- [MATERIAL]
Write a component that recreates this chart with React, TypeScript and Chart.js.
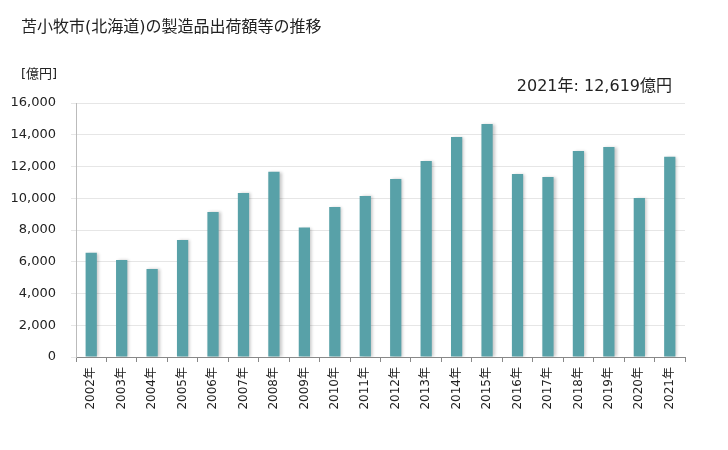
import React, { useEffect, useRef } from "react";
import { Chart, registerables } from "chart.js";

Chart.register(...registerables);

const TITLE = "苫小牧市(北海道)の製造品出荷額等の推移";
const UNIT = "[億円]";
const ANNOTATION = "2021年: 12,619億円";
const years = [
  "2002年", "2003年", "2004年", "2005年", "2006年", "2007年", "2008年", "2009年", "2010年", "2011年",
  "2012年", "2013年", "2014年", "2015年", "2016年", "2017年", "2018年", "2019年", "2020年", "2021年",
];
const values = [
  6570, 6110, 5540, 7370, 9130, 10330, 11670, 8150, 9450, 10140,
  11210, 12350, 13860, 14680, 11530, 11340, 12980, 13230, 10020, 12619,
];
const yTicks = [0, 2000, 4000, 6000, 8000, 10000, 12000, 14000, 16000];

const FONT = "'DejaVu Sans', 'Noto Sans CJK JP', sans-serif";

export default function App() {
  const ref = useRef<HTMLCanvasElement | null>(null);
  useEffect(() => {
    if (!ref.current) return;
    const textPlugin = {
      id: "texts",
      afterDraw(chart: any) {
        const ctx = chart.ctx;
        ctx.save();
        ctx.fillStyle = "#222";
        ctx.textBaseline = "middle";
        ctx.font = `16px ${FONT}`;
        ctx.textAlign = "left";
        ctx.fillText(TITLE, 21, 28);
        ctx.font = `13px ${FONT}`;
        ctx.fillText(UNIT, 21, 75);
        ctx.font = `16px ${FONT}`;
        ctx.textAlign = "right";
        ctx.fillText(ANNOTATION, 672, 87);
        ctx.restore();
      },
    };
    const shadowPlugin = {
      id: "barShadow",
      beforeDatasetDraw(chart: any) {
        const ctx = chart.ctx;
        ctx.save();
        ctx.shadowColor = "rgba(0,0,0,0.22)";
        ctx.shadowBlur = 3;
        ctx.shadowOffsetX = 2;
        ctx.shadowOffsetY = 0;
      },
      afterDatasetDraw(chart: any) {
        chart.ctx.restore();
      },
    };
    const chart = new Chart(ref.current, {
      type: "bar",
      data: {
        labels: years,
        datasets: [
          {
            data: values,
            backgroundColor: "#58a1a8",
            borderWidth: 0,
            barPercentage: 0.37,
            categoryPercentage: 1,
          },
        ],
      },
      options: {
        animation: false,
        responsive: false,
        maintainAspectRatio: false,
        layout: { padding: { top: 103, right: 43, left: 0, bottom: 0 } },
        plugins: { legend: { display: false }, tooltip: { enabled: false }, title: { display: false } },
        scales: {
          x: {
            grid: {
              display: true,
              drawOnChartArea: false,
              drawTicks: true,
              tickLength: 5,
              color: "#888",
              offset: true,
            },
            border: { color: "#888" },
            ticks: {
              color: "#222",
              font: { size: 12, family: FONT },
              maxRotation: 90,
              minRotation: 90,
              autoSkip: false,
              padding: 5,
            },
            afterFit(scale: any) {
              scale.height = 93;
            },
          },
          y: {
            min: 0,
            max: 16000,
            afterBuildTicks(scale: any) {
              scale.ticks = yTicks.map((v) => ({ value: v }));
            },
            grid: { color: "#e6e6e6", tickLength: 5, drawTicks: true },
            border: { color: "#bbb" },
            ticks: {
              color: "#222",
              font: { size: 13, family: FONT },
              padding: 15,
              callback: (v: any) => Number(v).toLocaleString("en-US"),
            },
            afterFit(scale: any) {
              scale.width = 76;
            },
          },
        },
      },
      plugins: [shadowPlugin, textPlugin],
    });
    return () => chart.destroy();
  }, []);
  return (
    <div style={{ position: "fixed", left: 0, top: 0, width: 728, height: 450, background: "#fff" }}>
      <canvas ref={ref} width={728} height={450} style={{ width: 728, height: 450 }} />
    </div>
  );
}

- [GIVEN PROBLEM] Everything from the first line of the listing above through the line that contains "Chart.register(...registerables);" is to be restated word for word, minus the pictures.

- [PROBLEM SOLUTION]
Write a component that recreates this chart with React, TypeScript and Chart.js.
import React, { useEffect, useRef } from "react";
import { Chart, registerables } from "chart.js";

Chart.register(...registerables);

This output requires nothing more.